U.S. government debt yields rose on Thursday after economic data showed the number of Americans filing for unemployment benefits was unchanged and the Chicago PMI beat expectations.
The yield on the benchmark 10-year Treasury note was higher at around 2.431 percent at 1:16 p.m. ET, while the yield on the 30-year Treasury bond was up at 2.761 percent. Bond yields move inversely to prices.
This week, trade is expected to be lighter across global markets as investors await the start of a new year.
In economic news, the Department of Labor reported Thursday that the number of Americans applying for state unemployment benefits held steady last week. Workers filed 245,000 initial claims for the week that ended Dec. 23, hinting at a tight labor market.
Meanwhile, the Chicago PMI for December rose to 67.6, the highest level since March 2011, according to Reuters.

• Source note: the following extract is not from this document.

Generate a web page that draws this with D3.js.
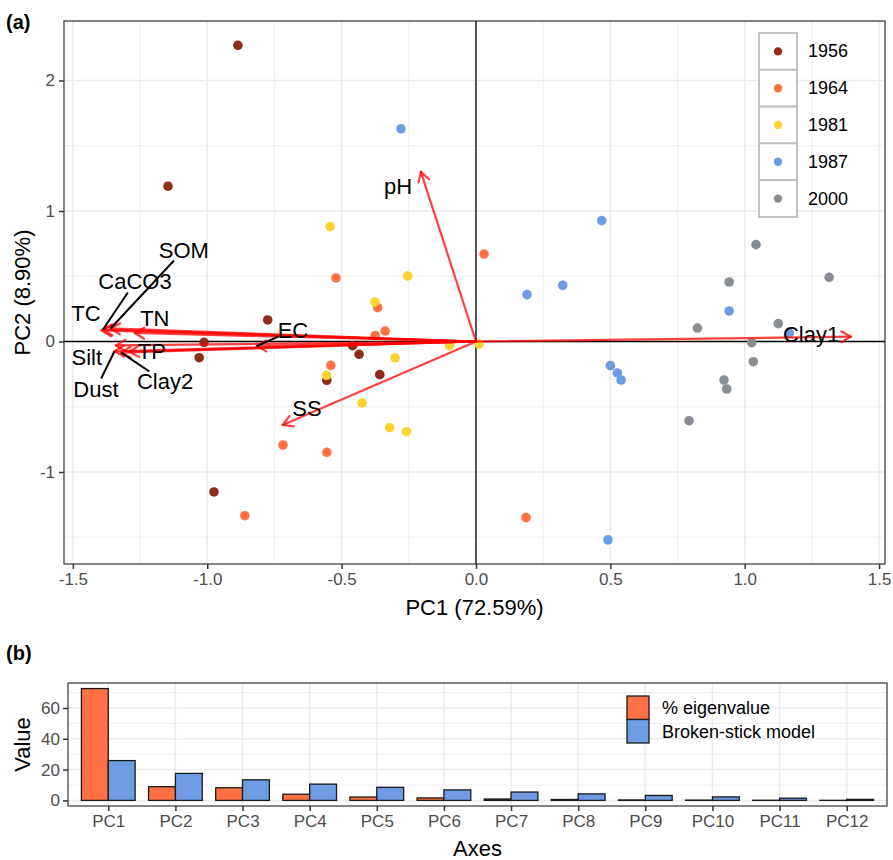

Looking to the auctions space, the U.S. Treasury auctioned $28 billion in 7-year notes at a high yield of 2.37 percent. The bid-to-cover ratio, an indicator of demand, was 2.55. Indirect bidders, which include major central banks, were awarded 60.5 percent. Direct bidders, which include domestic money managers, were awarded 13.1 percent.
Commodities continue to be on investors' minds, after crude futures hit a more than two-year high earlier on this week. Oil prices posted minor gains on Thursday, on the back of strong data out of China.
Meantime, market-watchers will be paying close attention as to what the New Year brings. As markets — for the most part — continue to ride the Santa Clause rally, investors will be wondering whether this trend will persist in 2018.
After President Donald Trump signed a $1.5 trillion tax bill into law last Friday, which aims to cut tax rates for both individuals and companies, it will be of key importance as to whether more economic news will boost markets.